Vallejo Bankruptcy Over: City Emerges From Three Years Of Fiscal Nightmare

Struggling East Bay Town Finally Recovers From Bankruptcy Nightmare

After spending three years as one of the highest-profile municipalities in the nation to go bankrupt, the Northern California city of Vallejo has emerged back into the world of fiscal solvency.

In August, U.S. Bankruptcy Judge Michael McManus approved the city's plan to remove itself from Chapter 9 bankruptcy and, this week, that decision finally became a reality.

"It's a culmination of a lot of hard work, tough decisions and a lot of courage for the council to do what had to be done, and now it's come out," Vallejo mayor Osby Davis told the Vallejo Times-Herald. "Everyday citizens—they don't have to be characterized as 'your city's in bankruptcy.' We've gone through that. We have been successful doing what we need to do to establish a stable financial base for our city."

The Solano County city filed for bankruptcy in 2008 in the face of an enormous deficit and lackluster revenue projections.

Bankruptcy has definitely taken its toll on Vallejo. Capital Public Radio reports:

The city of 120,00 has closed fire stations and cut funding to senior centers, libraries and public works to save money, and worked to find new sources of revenue.

The move has both advantages and disadvantages for the city that briefly served as California's capital during the 1850s.

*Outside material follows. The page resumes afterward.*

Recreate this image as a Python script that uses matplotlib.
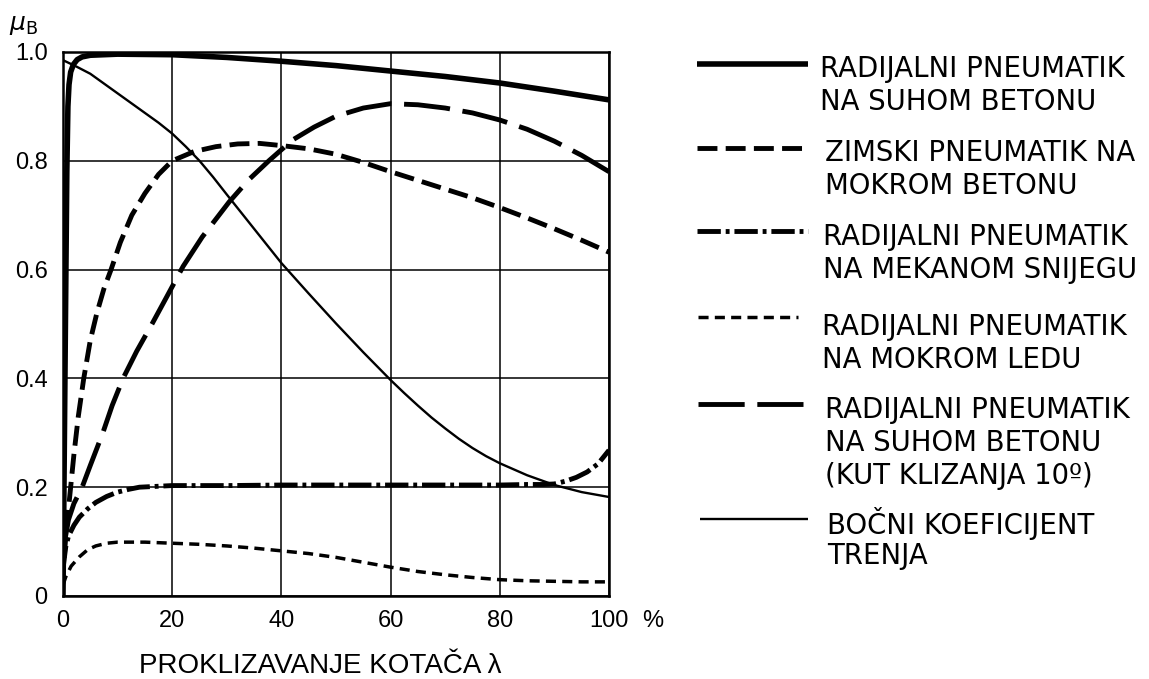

On one hand, realtors selling property in the area will no longer be legally required to notify prospective buyers that the municipality is in bankruptcy; however, the city government will once again be on the hook for its substantial debts, which totaled around $225 million at the beginning of this year.

That number will inevitably decrease, as the terms of the bankruptcy will see some creditors only getting back as little as five percent of the full amount they are owed by the city.

In an article on the state of California's legendary fiscal troubles, Vanity Fair scribe Michael Lewis pins the blame for the city's economic woes squarely on public sector pensions. "Eighty percent of the city's budget—and the lion's share of the claims that had thrown it into bankruptcy," wrote Lewis, "were wrapped up in the pay and benefits of public-safety workers."

Declaring bankruptcy gave the city protection from creditors and allowed it to renegotiate its employee contracts.

Among other changes, city staffers now contribute more to their health insurance, new firefighters have lower pension plans, and the fire department no longer has minimum staffing requirements.

The most recent major municipal bankruptcy in the state occurred in the mid-1990s when Orange County lost millions of dollars stemming from risky investments made by the affluent Los Angeles suburb's longtime treasurer and the county's famously conservative electorate rejected tax hike to make up for the shortfall.